Eversource Energy announced Wednesday that it plans to implement unmanned aerial vehicles in 100 percent of its regular power line and electrical infrastructure inspections, The New Hampshire Union Leader reports.
The Connecticut-based utilities company said this pivot from traditional helicopter-aided inspections to unmanned aerial assistance will lower costs and the company’s use of fossil fuels. The current plans of incorporating drones into these routine inspections are focused on New Hampshire, Connecticut, and Massachusetts.
We’ve reported on utilities companies looking toward UAVs before, as the inspection industry as a whole has become increasingly aware of how affordable and functional drones and their correlated software really are.
The transition from manned helicopters to unmanned quadcopters, too, has become glaringly logical in recent years. The benefits, ranging from lowered costs, minimal expenditure of resources, decreased risk to personnel, and more environmentally friendly operations, are plentiful. The downside, frankly, has yet to present itself.

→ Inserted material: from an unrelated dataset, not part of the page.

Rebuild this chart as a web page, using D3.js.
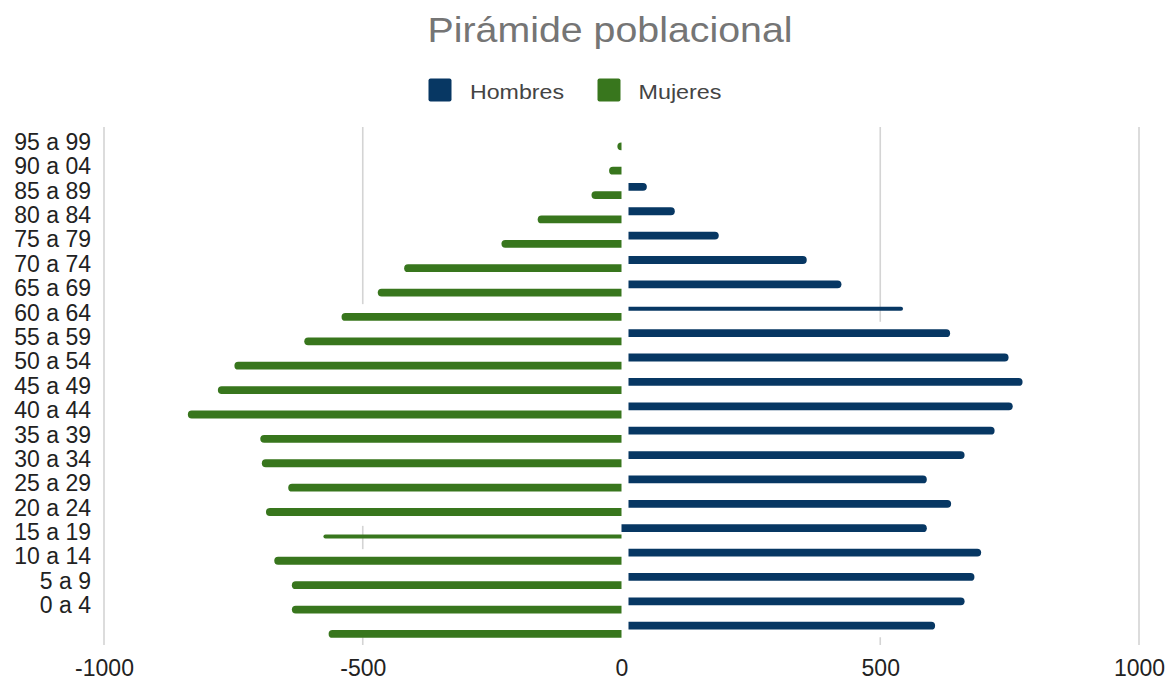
<!DOCTYPE html>
<html>
<head>
<meta charset="utf-8">
<script src="https://cdn.jsdelivr.net/npm/d3@7"></script>
<style>
  html, body { margin: 0; padding: 0; background: #ffffff; }
  svg { display: block; font-family: "Liberation Sans", Arial, sans-serif; }
</style>
</head>
<body>
<svg id="chart" width="1173" height="681"></svg>
<script>
// ---- Data ----
const ageGroups = ["95 a 99","90 a 04","85 a 89","80 a 84","75 a 79","70 a 74","65 a 69","60 a 64","55 a 59","50 a 54","45 a 49","40 a 44","35 a 39","30 a 34","25 a 29","20 a 24","15 a 19","10 a 14","5 a 9","0 a 4",""];
const hombres = [null,null,49,103,188,358,425,544,635,748,775,756,721,663,590,637,590,695,682,663,606];
const mujeres = [-8,-24,-58,-162,-232,-420,-471,-541,-613,-748,-780,-838,-698,-695,-644,-687,-576,-671,-637,-637,-566];
const seriesNames = ["Hombres","Mujeres"];
const xTicks = [-1000,-500,0,500,1000];
const title = "Pirámide poblacional";

// ---- Layout / style ----
const W = 1173, H = 681;
const plot = { left: 104, right: 1139, top: 127, bottom: 645 };
const colors = { Hombres: "#073763", Mujeres: "#38761d" };
const svg = d3.select("#chart");

const x = d3.scaleLinear().domain([-1000, 1000]).range([plot.left, plot.right]);
const rows = d3.range(ageGroups.length);
const y = d3.scaleBand().domain(rows).range([130, 642]).padding(0);
const sub = d3.scaleBand().domain(seriesNames).range([-8, 8]).paddingInner(0.05);

// ---- Gridlines (some partially hidden, as in the reference) ----
const gridColor = "#d4d4d4";
const grid = svg.append("g");
const plotH = plot.bottom - plot.top;
const gridSegments = [
  { v: -1000, segs: [[0, 1]] },
  { v: 1000,  segs: [[0, 1]] },
  { v: -500,  segs: [[0, 0.342], [0.77, 0.815], [0.985, 1]] },
  { v: 500,   segs: [[0, 0.376], [0.985, 1]] }
];
gridSegments.forEach(g => {
  g.segs.forEach(s => {
    grid.append("line")
      .attr("x1", x(g.v)).attr("x2", x(g.v))
      .attr("y1", plot.top + s[0] * plotH).attr("y2", plot.top + s[1] * plotH)
      .attr("stroke", gridColor).attr("stroke-width", 1.6);
  });
});

// ---- Bars ----
const thinRowsH = new Set([7]);
const thinRowsM = new Set([16]);
const blueGap = 7;
const noGapRowsH = new Set([16]);

function barPath(x0, x1, t, h, dir) {
  const r = Math.min(h / 2, Math.abs(x1 - x0));
  if (dir > 0) {
    return `M${x0},${t}L${x1 - r},${t}A${r},${r} 0 0 1 ${x1 - r},${t + h}L${x0},${t + h}Z`;
  } else {
    return `M${x0},${t}L${x1 + r},${t}A${r},${r} 0 0 0 ${x1 + r},${t + h}L${x0},${t + h}Z`;
  }
}

const bars = svg.append("g");
rows.forEach(i => {
  const c = y(i) + y.bandwidth() / 2;
  if (hombres[i] != null) {
    const full = sub.bandwidth();
    const h = thinRowsH.has(i) ? 4 : full;
    const center = c + sub("Hombres") + full / 2;
    const x0 = x(0) + (noGapRowsH.has(i) ? 0 : blueGap);
    bars.append("path")
      .attr("d", barPath(x0, x(hombres[i]), center - h / 2, h, 1))
      .attr("fill", colors.Hombres);
  }
  if (mujeres[i] != null) {
    const full = sub.bandwidth();
    const h = thinRowsM.has(i) ? 4 : full;
    const center = c + sub("Mujeres") + full / 2;
    bars.append("path")
      .attr("d", barPath(x(0), x(mujeres[i]), center - h / 2, h, -1))
      .attr("fill", colors.Mujeres);
  }
});

// ---- Y labels ----
const yAxis = d3.axisLeft(y).tickSize(0).tickPadding(0).tickFormat(i => ageGroups[i]);
const yg = svg.append("g").attr("transform", `translate(91,-0.5)`).call(yAxis);
yg.select(".domain").remove();
yg.selectAll("text")
  .attr("font-size", 23)
  .attr("font-family", "'Liberation Sans', Arial, sans-serif")
  .attr("fill", "#222222")
  .attr("dy", "0.36em");

// ---- X axis labels ----
const xAxis = d3.axisBottom(x).tickValues(xTicks).tickSize(0).tickPadding(0).tickFormat(d => String(d));
const xg = svg.append("g").attr("transform", `translate(0,676)`).call(xAxis);
xg.select(".domain").remove();
xg.selectAll("text")
  .attr("font-size", 23)
  .attr("font-family", "'Liberation Sans', Arial, sans-serif")
  .attr("fill", "#222222")
  .attr("dy", 0)
  .attr("y", 0);

// ---- Title ----
svg.append("text")
  .attr("x", 427.5).attr("y", 41.5)
  .attr("font-size", 35)
  .attr("fill", "#757575")
  .attr("textLength", 365).attr("lengthAdjust", "spacingAndGlyphs")
  .text(title);

// ---- Legend ----
const legendItems = [
  { name: "Hombres", sx: 428.5, tx: 470, tw: 94 },
  { name: "Mujeres", sx: 597.5, tx: 638.5, tw: 83 }
];
const lg = svg.append("g");
legendItems.forEach(d => {
  lg.append("rect")
    .attr("x", d.sx).attr("y", 78.5).attr("width", 23).attr("height", 23)
    .attr("rx", 2).attr("fill", colors[d.name]);
  lg.append("text")
    .attr("x", d.tx).attr("y", 98.5)
    .attr("font-size", 21)
    .attr("fill", "#444444")
    .attr("textLength", d.tw).attr("lengthAdjust", "spacingAndGlyphs")
    .text(d.name);
});
</script>
</body>
</html>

“It’s great for maintenance and reliability for the utility,” said drone pilot Allen Tweed of Mesa Associates Inc., which Eversource Energy has contracted to conduct its UAV inspections in New Hampshire. “A lot of times we can find potential problems before they actually cause problems. We turn all of our photographs over to the utility, and then they actually generate work orders to fix anything that we find.”

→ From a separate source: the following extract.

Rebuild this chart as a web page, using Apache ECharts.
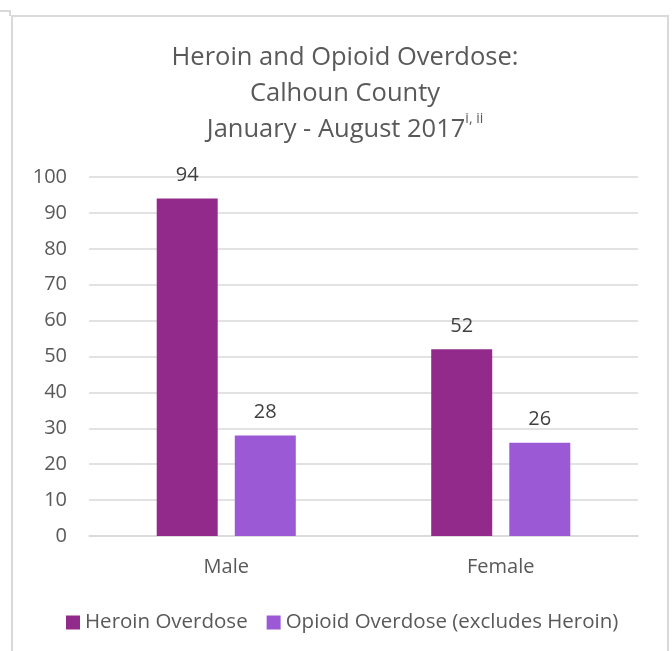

To Tweed’s point, drones in inspection can subvert your expectations. You might think the aerial approach will help you find damaged infrastructure, so you can then tend to it and fix it. More conveniently, however, the high-resolution imaging can spot areas of interest before they manifest into even bigger problems, and thereby cut costs by avoiding worst-case scenarios before they’re allowed to occur. That, perhaps, is the most underrated advantage that drones in inspection have over the more time-consuming, conventionally manual alternative.
“At first, we really were just targeting specific lines that we knew might have some issues,” said Carol Burke, Eversource Energy’s manager of transmission line operations in New Hampshire. “It worked out great, and in the last two years we ended up developing a more formal program. It’s a great way to do an inspection with very clear, detailed videos and pictures you can see any type of defect, aging or rotting on a structure.”
Eversource initially started using drones in one single town in 2016. The company wisely kept an eye on the drone industry, and observed the substantial functional and affordable improvements of the tech, deciding to expand its implementation from Nashua, New Hampshire to all three previously mentioned territories in 2018. While Burke admits that inspections via helicopter do have some advantages over their unmanned counterparts, the net-positive is still too overwhelming to dismiss.
“It takes a lot longer to do an inspection from the ground with the drone than it would from a helicopter,” said Burke. “But the benefit of it is the details that you get with it, and the fact that we can identify much quicker anything that might be failing on the structure.”
European utilities companies are continuing to opt for the unmanned alternative, with select companies already garnering beyond visual line of sight (BVLOS) approval to conduct inspection flights in the U.S. With Eversource Energy implementing drones in Berlin, New Hampshire last week and planning to add three more UAVs to the state’s inspection, it certainly seems like this drone industry, nice-specific trend continues to grow into its own.